If you've just lost someone, the hardest part is that the world keeps moving while you can't. Phone calls have to be made, paperwork signed, decisions taken — and you're not in any state to do any of it. This guide walks you through the practical steps of arranging a funeral in the UK, calmly, in the order they actually need to happen. Take it slowly. Most things have more time than you might think.
1. The first 24 hours
Get a doctor or paramedic to verify the death — at home, in hospital, or wherever it happened. They'll issue a Medical Certificate of Cause of Death. If the death is unexpected or referred to the coroner, this can take a few extra days; that's normal and not a sign of anything wrong.
If your loved one is at home, you don't have to move them straight away. A funeral director can usually arrange collection within a few hours, day or night. There's no rush.

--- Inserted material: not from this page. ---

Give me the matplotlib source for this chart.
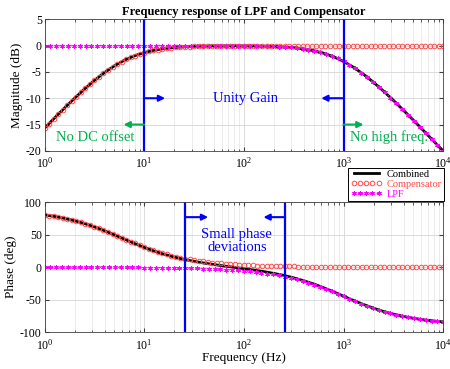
import numpy as np
import matplotlib
matplotlib.use("Agg")
import matplotlib.pyplot as plt

plt.rcParams["font.family"] = ["Liberation Serif", "DejaVu Serif"]
plt.rcParams["mathtext.fontset"] = "stix"
plt.rcParams["axes.unicode_minus"] = False

# ==========================================
# DATA
# ==========================================

# compensator (red circles)
comp_freq = [
    1.0, 1.11, 1.233, 1.369, 1.52, 1.688, 1.874, 2.081, 2.31, 2.565, 2.848,
    3.162, 3.511, 3.899, 4.329, 4.806, 5.337, 5.926, 6.579, 7.305, 8.111, 9.006,
    10.0, 11.1, 12.33, 13.69, 15.2, 16.88, 18.74, 20.81, 23.1, 25.65, 28.48,
    31.62, 35.11, 38.99, 43.29, 48.06, 53.37, 59.26, 65.79, 73.05, 81.11, 90.06,
    100, 111, 123.3, 136.9, 152, 168.8, 187.4, 208.1, 231, 256.5, 284.8,
    316.2, 351.1, 389.9, 432.9, 480.6, 533.7, 592.6, 657.9, 730.5, 811.1, 900.6,
    1000, 1110, 1233, 1369, 1520, 1688, 1874, 2081, 2310, 2565, 2848,
    3162, 3511, 3899, 4329, 4806, 5337, 5926, 6579, 7305, 8111, 9006, 10000
]

comp_mag = [
    -15.68, -14.80, -13.92, -13.06, -12.20, -11.35, -10.51, -9.69, -8.89, -8.11, -7.36,
    -6.63, -5.93, -5.27, -4.66, -4.08, -3.55, -3.07, -2.63, -2.24, -1.90, -1.60,
    -1.34, -1.11, -0.92, -0.76, -0.63, -0.52, -0.42, -0.35, -0.28, -0.23, -0.19,
    -0.15, -0.13, -0.10, -0.08, -0.07, -0.05, -0.04, -0.04, -0.03, -0.02, -0.02,
    -0.02, -0.01, -0.01, -0.01, -0.01, -0.01, 0.0, 0.0, 0.0, 0.0, 0.0,
    0.0, 0.0, 0.0, 0.0, 0.0, 0.0, 0.0, 0.0, 0.0, 0.0, 0.0,
    0.0, 0.0, 0.0, 0.0, 0.0, 0.0, 0.0, 0.0, 0.0, 0.0, 0.0,
    0.0, 0.0, 0.0, 0.0, 0.0, 0.0, 0.0, 0.0, 0.0, 0.0, 0.0, 0.0
]

comp_phase = [
    80.5, 79.5, 78.4, 77.2, 75.8, 74.3, 72.7, 70.9, 68.9, 66.9, 64.6,
    62.2, 59.7, 57.0, 54.2, 51.3, 48.4, 45.4, 42.4, 39.4, 36.5, 33.7,
    31.0, 28.4, 26.0, 23.7, 21.5, 19.6, 17.8, 16.1, 14.6, 13.2, 11.9,
    10.7, 9.7, 8.8, 7.9, 7.1, 6.4, 5.8, 5.2, 4.7, 4.2, 3.8,
    3.4, 3.1, 2.8, 2.5, 2.3, 2.0, 1.8, 1.7, 1.5, 1.3, 1.2,
    1.1, 1.0, 0.9, 0.8, 0.7, 0.6, 0.6, 0.5, 0.5, 0.4, 0.4,
    0.3, 0.3, 0.3, 0.3, 0.2, 0.2, 0.2, 0.2, 0.2, 0.1, 0.1,
    0.1, 0.1, 0.1, 0.1, 0.1, 0.1, 0.1, 0.1, 0.0, 0.0, 0.0, 0.0
]

# low pass filter (magenta stars)
lpf_freq = [
    1.0, 1.145, 1.311, 1.501, 1.719, 1.968, 2.254, 2.581, 2.955,
    3.384, 3.875, 4.437, 5.08, 5.817, 6.661, 7.627, 8.733,
    10.0, 11.45, 13.11, 15.01, 17.19, 19.68, 22.54, 25.81, 29.55,
    33.84, 38.75, 44.37, 50.8, 58.17, 66.61, 76.27, 87.33,
    100, 114.5, 131.1, 150.1, 171.9, 196.8, 225.4, 258.1, 295.5,
    338.4, 387.5, 443.7, 508, 581.7, 666.1, 762.7, 873.3,
    1000, 1145, 1311, 1501, 1719, 1968, 2254, 2581, 2955,
    3384, 3875, 4437, 5080, 5817, 6661, 7627, 8733, 10000
]

lpf_mag = [
    0.0, 0.0, 0.0, 0.0, 0.0, 0.0, 0.0, 0.0, 0.0,
    0.0, 0.0, 0.0, 0.0, 0.0, 0.0, 0.0, 0.0,
    0.0, 0.0, 0.0, 0.0, 0.0, 0.0, 0.0, 0.0, 0.0,
    -0.01, -0.01, -0.01, -0.01, -0.01, -0.02, -0.03, -0.03,
    -0.04, -0.06, -0.07, -0.10, -0.13, -0.17, -0.22, -0.28, -0.36,
    -0.47, -0.61, -0.78, -1.00, -1.27, -1.59, -1.99, -2.46,
    -3.01, -3.64, -4.34, -5.12, -5.97, -6.88, -7.84, -8.84, -9.88,
    -10.95, -12.04, -13.16, -14.28, -15.42, -16.57, -17.72, -18.88, -20.04
]

lpf_phase = [
    -0.1, -0.1, -0.1, -0.1, -0.1, -0.1, -0.1, -0.1, -0.2,
    -0.2, -0.2, -0.3, -0.3, -0.3, -0.4, -0.4, -0.5,
    -0.6, -0.7, -0.8, -0.9, -1.0, -1.1, -1.3, -1.5, -1.7,
    -1.9, -2.2, -2.5, -2.9, -3.3, -3.8, -4.4, -5.0,
    -5.7, -6.5, -7.5, -8.5, -9.8, -11.1, -12.7, -14.5, -16.5,
    -18.7, -21.2, -23.9, -26.9, -30.2, -33.7, -37.3, -41.1,
    -45.0, -48.9, -52.7, -56.3, -59.8, -63.1, -66.1, -68.8, -71.3,
    -73.5, -75.5, -77.3, -78.9, -80.3, -81.5, -82.5, -83.5, -84.3
]

# combined response (black line)
comb_freq = [
    1.0, 1.259, 1.585, 1.995, 2.512, 3.162, 3.981, 5.012, 6.31, 7.943,
    10.0, 12.59, 15.85, 19.95, 25.12, 31.62, 39.81, 50.12, 63.1, 79.43,
    100, 125.9, 158.5, 199.5, 251.2, 316.2, 398.1, 501.2, 631, 794.3,
    1000, 1259, 1585, 1995, 2512, 3162, 3981, 5012, 6310, 7943, 10000
]

comb_mag = [
    -15.68, -13.75, -11.86, -10.02, -8.27, -6.63, -5.15, -3.86, -2.80, -1.96,
    -1.34, -0.89, -0.58, -0.38, -0.24, -0.15, -0.11, -0.07, -0.06, -0.05,
    -0.06, -0.08, -0.12, -0.17, -0.27, -0.41, -0.64, -0.97, -1.46, -2.13,
    -3.01, -4.13, -5.46, -6.97, -8.64, -10.41, -12.27, -14.17, -16.11, -18.07, -20.04
]

comb_phase = [
    80.5, 78.1, 75.1, 71.5, 67.2, 62.0, 56.2, 49.8, 43.2, 36.6,
    30.4, 24.8, 19.8, 15.6, 12.0, 8.9, 6.3, 4.0, 1.8, -0.2,
    -2.3, -4.5, -6.8, -9.6, -12.7, -16.5, -20.9, -25.9, -31.7, -38.0,
    -44.7, -51.3, -57.5, -63.2, -68.2, -72.3, -75.8, -78.7, -81.0, -82.8, -84.3
]

mag_ticks = [5, 0, -5, -10, -15, -20]
phase_ticks = [100, 50, 0, -50, -100]

# ==========================================
# FIGURE
# ==========================================

blue = "#0000FF"
green = "#00B050"
red = "#FF4B4B"
magenta = "#FF00FF"

fig = plt.figure(figsize=(4.5, 3.69), dpi=100)

ax1 = fig.add_axes([0.099, 0.591, 0.886, 0.357])
ax2 = fig.add_axes([0.099, 0.100, 0.886, 0.352])


def style_axes(ax, yticks):
    ax.set_xscale("log")
    ax.set_xlim(1, 1e4)
    ax.set_ylim(min(yticks), max(yticks))
    ax.set_yticks(yticks)
    ax.grid(True, which="major", color="#d6d6d6", linewidth=0.6)
    ax.grid(True, which="minor", axis="x", color="#e4e4e4", linewidth=0.5)
    ax.tick_params(which="both", direction="in", top=True, right=True,
                   labelsize=8.5, color="#404040", pad=2)
    ax.tick_params(axis="x", which="both", pad=4)
    ax.tick_params(which="major", length=3)
    ax.tick_params(which="minor", length=1.8)
    for sp in ax.spines.values():
        sp.set_color("#404040")
        sp.set_linewidth(0.6)
    ax.set_axisbelow(True)


# ---------- magnitude ----------
style_axes(ax1, mag_ticks)

h_comb, = ax1.plot(comb_freq, comb_mag, color="black", linewidth=2, label="Combined")
h_comp, = ax1.plot(comp_freq, comp_mag, linestyle="none", marker="o", markersize=3.3,
                   markerfacecolor="none", markeredgewidth=0.7, color=red,
                   label="Compensator")
h_lpf, = ax1.plot(lpf_freq, lpf_mag, linestyle=":", linewidth=1.0, marker=(6, 2, 0),
                  markersize=3.2, markeredgewidth=0.7, color=magenta, label="LPF")

ax1.axvline(10, color=blue, linewidth=1.6)
ax1.axvline(1000, color=blue, linewidth=1.6)

arrow = dict(arrowstyle="-|>", linewidth=1.5, mutation_scale=9, shrinkA=0, shrinkB=0)

ax1.annotate("", xy=(16.2, -10), xytext=(10, -10), arrowprops=dict(arrow, color=blue))
ax1.annotate("", xy=(597, -10), xytext=(1000, -10), arrowprops=dict(arrow, color=blue))
ax1.annotate("", xy=(6.2, -15), xytext=(10, -15), arrowprops=dict(arrow, color=green))
ax1.annotate("", xy=(1585, -15), xytext=(1000, -15), arrowprops=dict(arrow, color=green))

ax1.text(103, -10, "Unity Gain", color=blue, fontsize=10.5, ha="center", va="center")
ax1.text(3.2, -17.4, "No DC offset", color=green, fontsize=10.5, ha="center", va="center")
ax1.text(2877, -17.4, "No high freq.", color=green, fontsize=10.5, ha="center", va="center")

ax1.set_ylabel("Magnitude (dB)", fontsize=9.5, labelpad=2)
ax1.set_title("Frequency response of LPF and Compensator", fontsize=9,
              fontweight="bold", pad=3)

# ---------- phase ----------
style_axes(ax2, phase_ticks)

ax2.plot(comb_freq, comb_phase, color="black", linewidth=2)
ax2.plot(comp_freq, comp_phase, linestyle="none", marker="o", markersize=3.3,
         markerfacecolor="none", markeredgewidth=0.7, color=red)
ax2.plot(lpf_freq, lpf_phase, linestyle=":", linewidth=1.0, marker=(6, 2, 0),
         markersize=3.2, markeredgewidth=0.7, color=magenta)

ax2.axvline(25.7, color=blue, linewidth=1.6)
ax2.axvline(260, color=blue, linewidth=1.6)

ax2.annotate("", xy=(43.8, 77), xytext=(25.7, 77), arrowprops=dict(arrow, color=blue))
ax2.annotate("", xy=(157, 77), xytext=(260, 77), arrowprops=dict(arrow, color=blue))

ax2.text(85, 40, "Small phase\ndeviations", color=blue, fontsize=10.5,
         ha="center", va="center", linespacing=1.0)

ax2.set_ylabel("Phase (deg)", fontsize=9.5, labelpad=2)
ax2.set_xlabel("Frequency (Hz)", fontsize=9.5, labelpad=0)

# legend sits between the two panels
leg = fig.legend(
    handles=[h_comb, h_comp, h_lpf],
    loc="upper right",
    bbox_to_anchor=(0.987, 0.546),
    bbox_transform=fig.transFigure,
    fontsize=7.5,
    numpoints=5,
    handlelength=3.0,
    handletextpad=0.5,
    labelspacing=0.05,
    borderpad=0.2,
    borderaxespad=0,
    fancybox=False,
    framealpha=1,
    edgecolor="black",
    labelcolor="linecolor",
)
leg.get_frame().set_linewidth(0.7)

fig.savefig("out.png", dpi=100)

Tell the people closest first
Immediate family, the closest friends, and anyone who needs to know before the news travels further. Most people find that two or three short phone calls is the most they can manage in the first day. That's enough.
2. Registering the death
This needs to be done within 5 days in England, Wales and Northern Ireland, and within 8 days in Scotland. You go to the local register office (book online — most areas need an appointment).
You'll need:
- The Medical Certificate of Cause of Death (the doctor will give this to you)
- The deceased's full name, date of birth, address, occupation
- If applicable, your relationship to them and your own contact details
You'll come away with a death certificate (you'll need several copies — about 5 is normal — for banks, pensions, insurance, etc.) and a green form for the funeral director.
3. Choosing a funeral director
You don't have to use the first one you call. Most independent funeral directors are family-run, have been in their area for generations, and are used to families who feel completely lost. Look for:
- Local recommendation — ask friends, your GP, or your faith leader
- Membership of NAFD or SAIF (the two main UK trade associations)
- Transparent pricing — they should give you an itemised written estimate before you commit to anything
- Whether they feel right when you talk to them. Trust this. You'll be working closely with them in a vulnerable moment.
You don't have to make any decisions on the first call. They'll come to you (or invite you in) and walk you through everything in person.
4. The decisions you'll be asked to make
The big ones, in roughly the order they come up:
- Burial or cremation. Sometimes the deceased made their wishes known; sometimes the family decides together. There's no wrong answer.
- Date and time. The funeral director and the crematorium or cemetery will work this out together — typically the funeral happens 1-3 weeks after the death, depending on availability and any post-mortem.
- Type of service. Religious (and which faith), civil, humanist, or no formal service at all. The funeral director can suggest a celebrant, vicar or priest if you don't already have one.
- Coffin. Wood, willow, cardboard, bamboo, painted, plain. Prices range from around £200 to several thousand. There's no "right" choice.
- Flowers, donations, music. Family flowers only? Donations to a charity in lieu? A favourite song instead of a hymn? These are personal touches that often matter more than the formal bits.
- Order of service. What's said, sung, read — and in what order. The celebrant or clergy will help shape this.
5. Letting people know
Once you've got a date, time and venue, the people who need to know expand quickly: extended family, work colleagues, neighbours, old friends, distant cousins. The traditional approach — a phone tree, plus a notice in the local paper — is a lot of effort at the worst possible time.
A modern alternative: a single online memorial page that holds all the details (service times, venue map, dress code, parking, donations link) and a place for people to leave messages. You share one link, on WhatsApp or Facebook or by text, and everyone has what they need. myfuneral.date exists for exactly this — it takes about five minutes to set up and gives you back the dozens of phone calls you'd otherwise be making.
6. The day itself
Eat something beforehand, even if you don't feel like it. Take tissues. Trust your funeral director — they've done this hundreds of times and they'll guide you through every moment, including the moments you don't realise you need guiding through.
People will say strange things. They will mean well. You don't have to perform. If you cry, that's right. If you laugh, that's right too.
7. The weeks after
The hardest stretch is often a couple of weeks after the funeral, when the practical urgency has passed and the world expects you to be "back to normal". Be very kind to yourself.
Practical things that can wait but eventually need doing: closing or transferring bank accounts, notifying pension providers and HMRC (the "Tell Us Once" service handles most government departments at the registry office in one go), insurance claims, returning passports and driving licences, sorting through belongings.
None of this is on a deadline. Take it in tiny pieces. Ask for help.
The shortest version
- Get the death verified, then registered (within 5 days)
- Phone a funeral director — they take it from there
- Make the big decisions one at a time, with their help
- Share details with friends and family one place rather than fifty
- Get through the day. Then be very gentle with yourself.
If you're not sure whether you're doing this right — you almost certainly are. Funeral directors and registrars are profoundly used to this; you can ask them anything, no matter how small, and they will not mind.